_Stated goal_
Copy the records below exactly, starting at the line that contains "Clone this chart in D3.js." and ending at the line that contains "const data = sectors.map((s, i)"; leave out any pictures.

_Input data_
- - - - - - -
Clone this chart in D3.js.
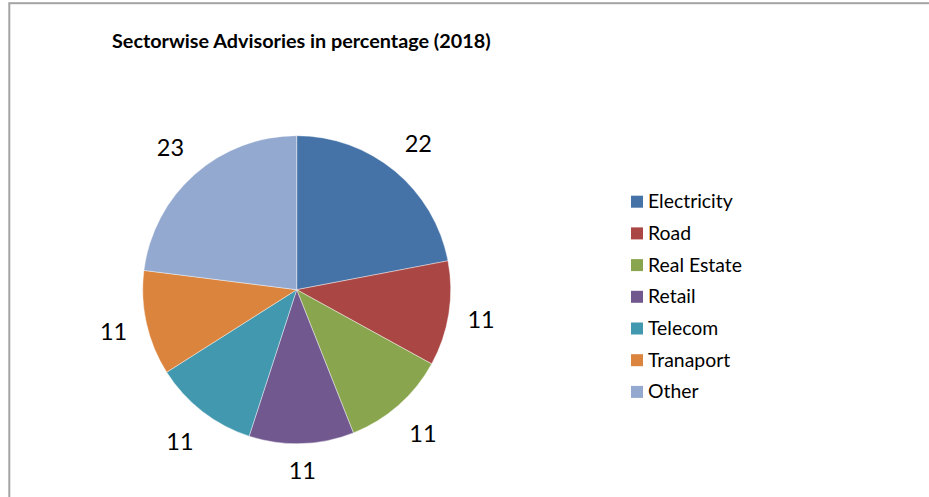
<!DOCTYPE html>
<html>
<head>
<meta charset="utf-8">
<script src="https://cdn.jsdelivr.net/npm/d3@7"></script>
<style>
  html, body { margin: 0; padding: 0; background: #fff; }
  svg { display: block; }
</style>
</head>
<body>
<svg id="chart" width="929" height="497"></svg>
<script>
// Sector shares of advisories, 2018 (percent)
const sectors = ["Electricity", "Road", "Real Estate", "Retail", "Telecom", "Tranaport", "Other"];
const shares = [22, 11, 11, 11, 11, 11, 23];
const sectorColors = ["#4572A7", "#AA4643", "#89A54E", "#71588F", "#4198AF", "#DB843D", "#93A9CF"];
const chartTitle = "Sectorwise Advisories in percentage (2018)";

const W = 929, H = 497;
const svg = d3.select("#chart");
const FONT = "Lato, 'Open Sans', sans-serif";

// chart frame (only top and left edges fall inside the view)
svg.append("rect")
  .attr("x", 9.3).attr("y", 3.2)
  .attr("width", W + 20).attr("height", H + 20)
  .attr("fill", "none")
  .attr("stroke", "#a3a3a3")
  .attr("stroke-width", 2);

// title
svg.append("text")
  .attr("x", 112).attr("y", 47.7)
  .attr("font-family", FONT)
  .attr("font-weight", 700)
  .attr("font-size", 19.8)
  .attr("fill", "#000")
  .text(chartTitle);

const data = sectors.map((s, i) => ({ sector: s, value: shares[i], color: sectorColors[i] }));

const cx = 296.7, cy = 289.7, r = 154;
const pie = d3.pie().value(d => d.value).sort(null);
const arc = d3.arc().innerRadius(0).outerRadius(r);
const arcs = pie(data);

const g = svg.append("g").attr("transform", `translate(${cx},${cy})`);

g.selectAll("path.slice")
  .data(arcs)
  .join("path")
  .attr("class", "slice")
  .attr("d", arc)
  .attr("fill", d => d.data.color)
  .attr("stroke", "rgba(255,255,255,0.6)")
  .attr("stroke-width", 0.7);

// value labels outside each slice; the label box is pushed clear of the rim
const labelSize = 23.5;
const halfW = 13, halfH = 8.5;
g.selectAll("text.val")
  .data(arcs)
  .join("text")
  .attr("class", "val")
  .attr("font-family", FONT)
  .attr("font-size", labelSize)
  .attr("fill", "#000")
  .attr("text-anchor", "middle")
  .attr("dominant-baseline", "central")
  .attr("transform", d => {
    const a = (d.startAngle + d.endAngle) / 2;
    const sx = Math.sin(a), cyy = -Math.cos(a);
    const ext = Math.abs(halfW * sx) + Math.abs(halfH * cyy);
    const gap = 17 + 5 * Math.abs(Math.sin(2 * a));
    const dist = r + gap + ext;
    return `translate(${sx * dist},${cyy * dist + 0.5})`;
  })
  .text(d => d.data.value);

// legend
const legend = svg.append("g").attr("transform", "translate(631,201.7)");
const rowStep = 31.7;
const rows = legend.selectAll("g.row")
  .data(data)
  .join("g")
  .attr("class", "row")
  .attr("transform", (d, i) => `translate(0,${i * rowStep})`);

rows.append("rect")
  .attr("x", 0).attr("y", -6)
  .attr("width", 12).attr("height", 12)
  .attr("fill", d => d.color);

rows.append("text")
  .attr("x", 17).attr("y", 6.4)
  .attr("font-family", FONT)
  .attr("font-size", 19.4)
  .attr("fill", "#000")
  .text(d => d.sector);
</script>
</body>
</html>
- - - - - - -
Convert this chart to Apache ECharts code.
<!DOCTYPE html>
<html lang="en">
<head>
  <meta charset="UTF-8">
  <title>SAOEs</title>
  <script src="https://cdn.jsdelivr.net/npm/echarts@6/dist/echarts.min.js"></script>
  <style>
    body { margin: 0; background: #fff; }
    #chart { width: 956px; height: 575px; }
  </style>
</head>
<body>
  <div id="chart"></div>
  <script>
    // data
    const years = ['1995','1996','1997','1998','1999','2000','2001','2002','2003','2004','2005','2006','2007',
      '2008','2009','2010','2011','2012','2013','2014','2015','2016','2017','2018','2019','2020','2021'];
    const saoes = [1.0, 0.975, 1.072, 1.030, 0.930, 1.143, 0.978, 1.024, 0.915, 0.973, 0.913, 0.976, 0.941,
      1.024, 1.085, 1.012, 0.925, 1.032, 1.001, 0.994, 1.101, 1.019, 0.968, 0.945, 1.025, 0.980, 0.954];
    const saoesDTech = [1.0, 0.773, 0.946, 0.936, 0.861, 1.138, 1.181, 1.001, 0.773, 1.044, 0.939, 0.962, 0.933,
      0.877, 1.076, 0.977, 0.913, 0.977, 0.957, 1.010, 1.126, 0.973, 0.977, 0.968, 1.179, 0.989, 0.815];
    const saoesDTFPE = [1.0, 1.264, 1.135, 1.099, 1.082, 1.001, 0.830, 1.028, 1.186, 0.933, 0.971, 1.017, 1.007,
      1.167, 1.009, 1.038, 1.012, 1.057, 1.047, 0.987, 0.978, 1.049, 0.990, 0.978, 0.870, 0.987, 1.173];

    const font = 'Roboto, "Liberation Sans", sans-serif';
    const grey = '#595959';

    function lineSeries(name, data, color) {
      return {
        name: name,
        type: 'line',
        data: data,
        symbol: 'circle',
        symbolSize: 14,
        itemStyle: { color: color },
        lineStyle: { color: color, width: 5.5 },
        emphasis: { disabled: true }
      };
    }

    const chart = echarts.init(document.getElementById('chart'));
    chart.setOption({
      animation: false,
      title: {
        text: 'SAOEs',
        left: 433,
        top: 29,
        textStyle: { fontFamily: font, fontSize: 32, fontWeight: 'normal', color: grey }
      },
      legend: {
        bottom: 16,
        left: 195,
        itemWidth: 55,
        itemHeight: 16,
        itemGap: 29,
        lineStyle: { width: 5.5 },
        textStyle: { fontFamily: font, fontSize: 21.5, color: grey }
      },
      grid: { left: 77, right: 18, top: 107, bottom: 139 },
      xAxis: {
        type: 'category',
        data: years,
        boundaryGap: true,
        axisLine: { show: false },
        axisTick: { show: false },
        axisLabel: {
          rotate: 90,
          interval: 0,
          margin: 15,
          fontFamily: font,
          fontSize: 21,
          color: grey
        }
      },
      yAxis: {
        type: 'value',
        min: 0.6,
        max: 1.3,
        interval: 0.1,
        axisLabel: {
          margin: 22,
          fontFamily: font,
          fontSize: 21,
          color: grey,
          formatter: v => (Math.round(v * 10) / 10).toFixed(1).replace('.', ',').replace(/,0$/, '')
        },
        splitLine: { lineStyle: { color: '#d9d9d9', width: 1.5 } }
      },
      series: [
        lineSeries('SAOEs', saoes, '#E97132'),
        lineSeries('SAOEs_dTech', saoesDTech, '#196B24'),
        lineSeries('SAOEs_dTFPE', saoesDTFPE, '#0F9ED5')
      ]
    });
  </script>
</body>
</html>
- - - - - - -
_Response to the task_
Clone this chart in D3.js.
<!DOCTYPE html>
<html>
<head>
<meta charset="utf-8">
<script src="https://cdn.jsdelivr.net/npm/d3@7"></script>
<style>
  html, body { margin: 0; padding: 0; background: #fff; }
  svg { display: block; }
</style>
</head>
<body>
<svg id="chart" width="929" height="497"></svg>
<script>
// Sector shares of advisories, 2018 (percent)
const sectors = ["Electricity", "Road", "Real Estate", "Retail", "Telecom", "Tranaport", "Other"];
const shares = [22, 11, 11, 11, 11, 11, 23];
const sectorColors = ["#4572A7", "#AA4643", "#89A54E", "#71588F", "#4198AF", "#DB843D", "#93A9CF"];
const chartTitle = "Sectorwise Advisories in percentage (2018)";

const W = 929, H = 497;
const svg = d3.select("#chart");
const FONT = "Lato, 'Open Sans', sans-serif";

// chart frame (only top and left edges fall inside the view)
svg.append("rect")
  .attr("x", 9.3).attr("y", 3.2)
  .attr("width", W + 20).attr("height", H + 20)
  .attr("fill", "none")
  .attr("stroke", "#a3a3a3")
  .attr("stroke-width", 2);

// title
svg.append("text")
  .attr("x", 112).attr("y", 47.7)
  .attr("font-family", FONT)
  .attr("font-weight", 700)
  .attr("font-size", 19.8)
  .attr("fill", "#000")
  .text(chartTitle);

const data = sectors.map((s, i) => ({ sector: s, value: shares[i], color: sectorColors[i] }));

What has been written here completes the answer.